**Objective**.
Return the lines that follow, exactly as they appear, from the first through the one containing "(sansAutopsie) at (751,410)"; no pictures are to be included.
--- Begin Records to use ---
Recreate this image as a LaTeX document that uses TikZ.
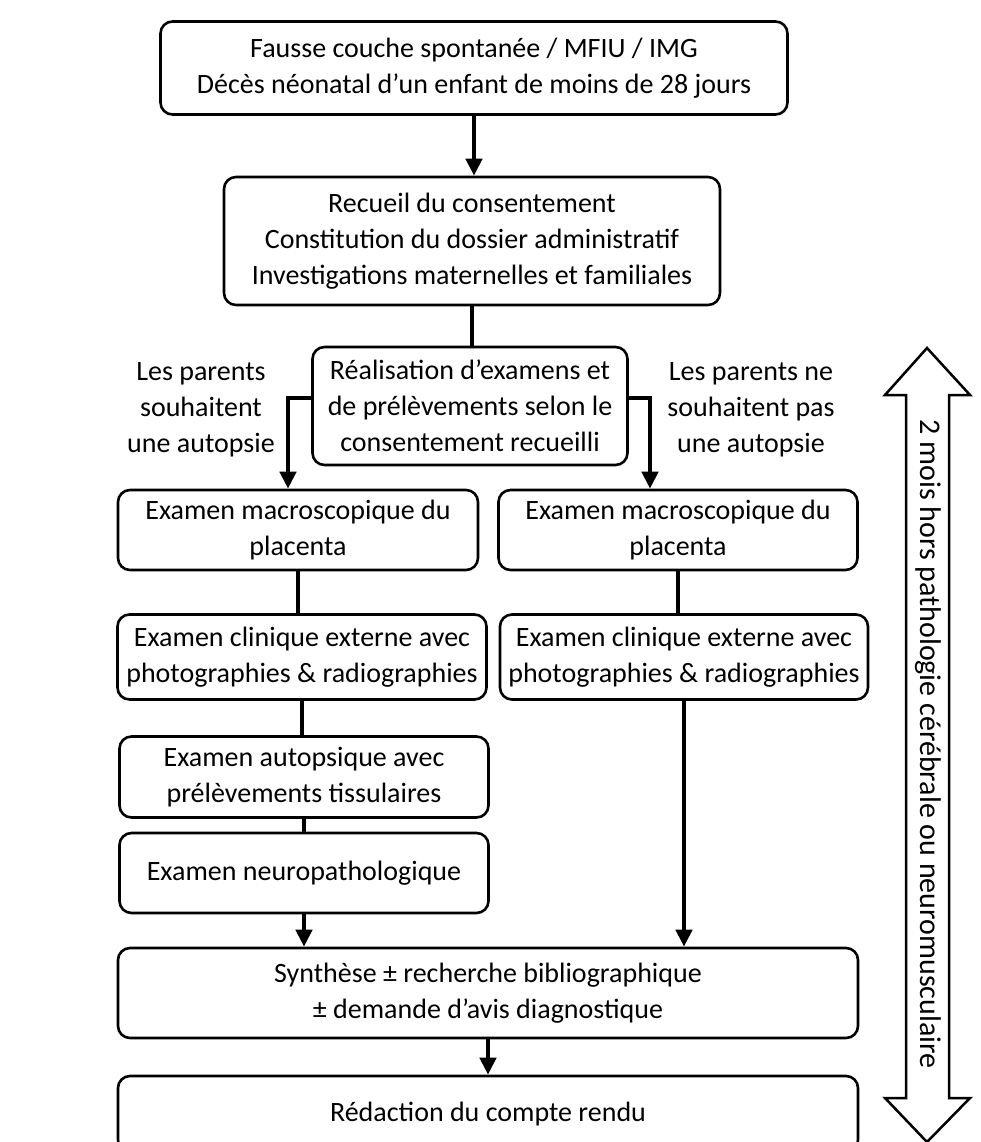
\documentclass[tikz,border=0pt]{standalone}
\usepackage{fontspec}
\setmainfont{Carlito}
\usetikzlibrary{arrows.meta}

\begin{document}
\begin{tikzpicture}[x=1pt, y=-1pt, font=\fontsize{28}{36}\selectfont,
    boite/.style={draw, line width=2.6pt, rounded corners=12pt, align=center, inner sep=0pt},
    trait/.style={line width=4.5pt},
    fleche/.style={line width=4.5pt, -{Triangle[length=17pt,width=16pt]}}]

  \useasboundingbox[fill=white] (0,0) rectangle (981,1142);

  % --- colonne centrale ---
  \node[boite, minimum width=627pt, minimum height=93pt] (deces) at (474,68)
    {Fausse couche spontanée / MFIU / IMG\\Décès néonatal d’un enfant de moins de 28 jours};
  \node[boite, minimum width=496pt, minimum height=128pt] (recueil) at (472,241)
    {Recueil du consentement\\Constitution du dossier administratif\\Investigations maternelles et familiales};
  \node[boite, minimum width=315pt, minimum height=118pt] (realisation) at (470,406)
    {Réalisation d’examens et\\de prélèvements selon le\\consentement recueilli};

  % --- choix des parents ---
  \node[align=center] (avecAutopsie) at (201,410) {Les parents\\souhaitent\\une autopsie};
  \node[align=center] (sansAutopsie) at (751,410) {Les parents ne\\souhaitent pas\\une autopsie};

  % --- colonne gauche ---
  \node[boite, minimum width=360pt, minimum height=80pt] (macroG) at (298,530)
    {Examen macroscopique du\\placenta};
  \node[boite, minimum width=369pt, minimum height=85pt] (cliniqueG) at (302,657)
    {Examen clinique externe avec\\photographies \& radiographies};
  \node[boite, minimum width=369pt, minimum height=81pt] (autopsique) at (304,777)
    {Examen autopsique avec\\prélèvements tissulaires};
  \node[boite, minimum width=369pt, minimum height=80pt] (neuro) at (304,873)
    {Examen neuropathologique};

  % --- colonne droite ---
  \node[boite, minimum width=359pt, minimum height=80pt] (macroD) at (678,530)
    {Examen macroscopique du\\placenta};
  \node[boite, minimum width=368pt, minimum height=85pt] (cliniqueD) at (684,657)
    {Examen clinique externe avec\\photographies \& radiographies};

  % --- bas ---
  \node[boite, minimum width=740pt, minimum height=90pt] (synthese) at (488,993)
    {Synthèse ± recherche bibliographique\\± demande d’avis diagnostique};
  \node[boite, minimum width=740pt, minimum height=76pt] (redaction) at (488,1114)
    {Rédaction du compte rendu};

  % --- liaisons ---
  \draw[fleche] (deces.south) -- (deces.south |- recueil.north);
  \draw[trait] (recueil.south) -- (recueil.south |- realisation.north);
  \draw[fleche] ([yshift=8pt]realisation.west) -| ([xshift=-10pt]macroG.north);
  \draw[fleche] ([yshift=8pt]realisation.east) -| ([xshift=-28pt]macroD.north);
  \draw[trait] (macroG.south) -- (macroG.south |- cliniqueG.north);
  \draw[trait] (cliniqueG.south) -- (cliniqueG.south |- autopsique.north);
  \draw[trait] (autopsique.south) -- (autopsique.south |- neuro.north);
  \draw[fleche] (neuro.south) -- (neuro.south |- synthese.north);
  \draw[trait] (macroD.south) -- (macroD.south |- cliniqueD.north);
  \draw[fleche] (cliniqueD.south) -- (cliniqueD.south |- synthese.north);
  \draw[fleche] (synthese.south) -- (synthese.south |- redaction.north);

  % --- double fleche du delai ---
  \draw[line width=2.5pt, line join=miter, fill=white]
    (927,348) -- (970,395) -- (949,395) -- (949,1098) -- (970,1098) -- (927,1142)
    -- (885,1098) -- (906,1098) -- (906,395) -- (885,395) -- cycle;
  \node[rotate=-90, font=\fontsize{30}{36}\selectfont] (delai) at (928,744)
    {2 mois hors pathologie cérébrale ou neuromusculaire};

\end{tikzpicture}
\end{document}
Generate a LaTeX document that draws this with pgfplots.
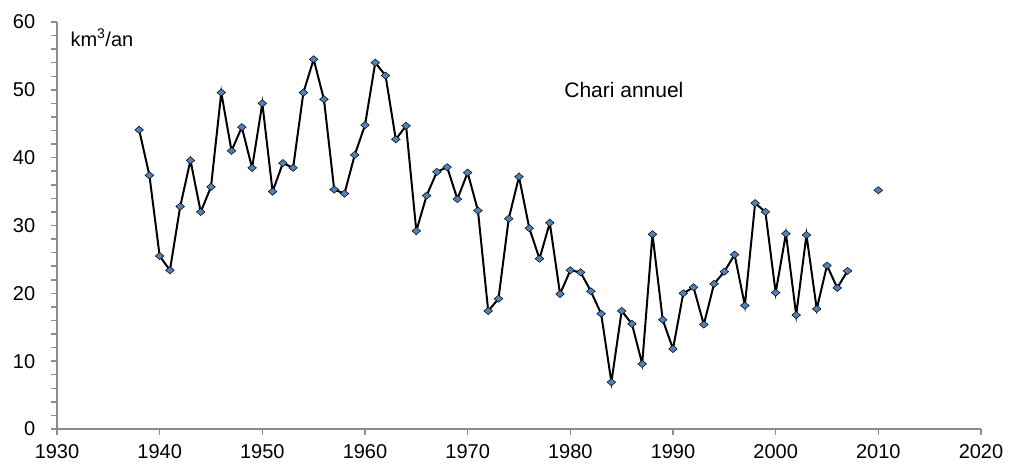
--- End Records to use ---
**Correct response**.
Recreate this image as a LaTeX document that uses TikZ.
\documentclass[tikz,border=0pt]{standalone}
\usepackage{fontspec}
\setmainfont{Carlito}
\usetikzlibrary{arrows.meta}

\begin{document}
\begin{tikzpicture}[x=1pt, y=-1pt, font=\fontsize{28}{36}\selectfont,
    boite/.style={draw, line width=2.6pt, rounded corners=12pt, align=center, inner sep=0pt},
    trait/.style={line width=4.5pt},
    fleche/.style={line width=4.5pt, -{Triangle[length=17pt,width=16pt]}}]

  \useasboundingbox[fill=white] (0,0) rectangle (981,1142);

  % --- colonne centrale ---
  \node[boite, minimum width=627pt, minimum height=93pt] (deces) at (474,68)
    {Fausse couche spontanée / MFIU / IMG\\Décès néonatal d’un enfant de moins de 28 jours};
  \node[boite, minimum width=496pt, minimum height=128pt] (recueil) at (472,241)
    {Recueil du consentement\\Constitution du dossier administratif\\Investigations maternelles et familiales};
  \node[boite, minimum width=315pt, minimum height=118pt] (realisation) at (470,406)
    {Réalisation d’examens et\\de prélèvements selon le\\consentement recueilli};

  % --- choix des parents ---
  \node[align=center] (avecAutopsie) at (201,410) {Les parents\\souhaitent\\une autopsie};
  \node[align=center] (sansAutopsie) at (751,410) {Les parents ne\\souhaitent pas\\une autopsie};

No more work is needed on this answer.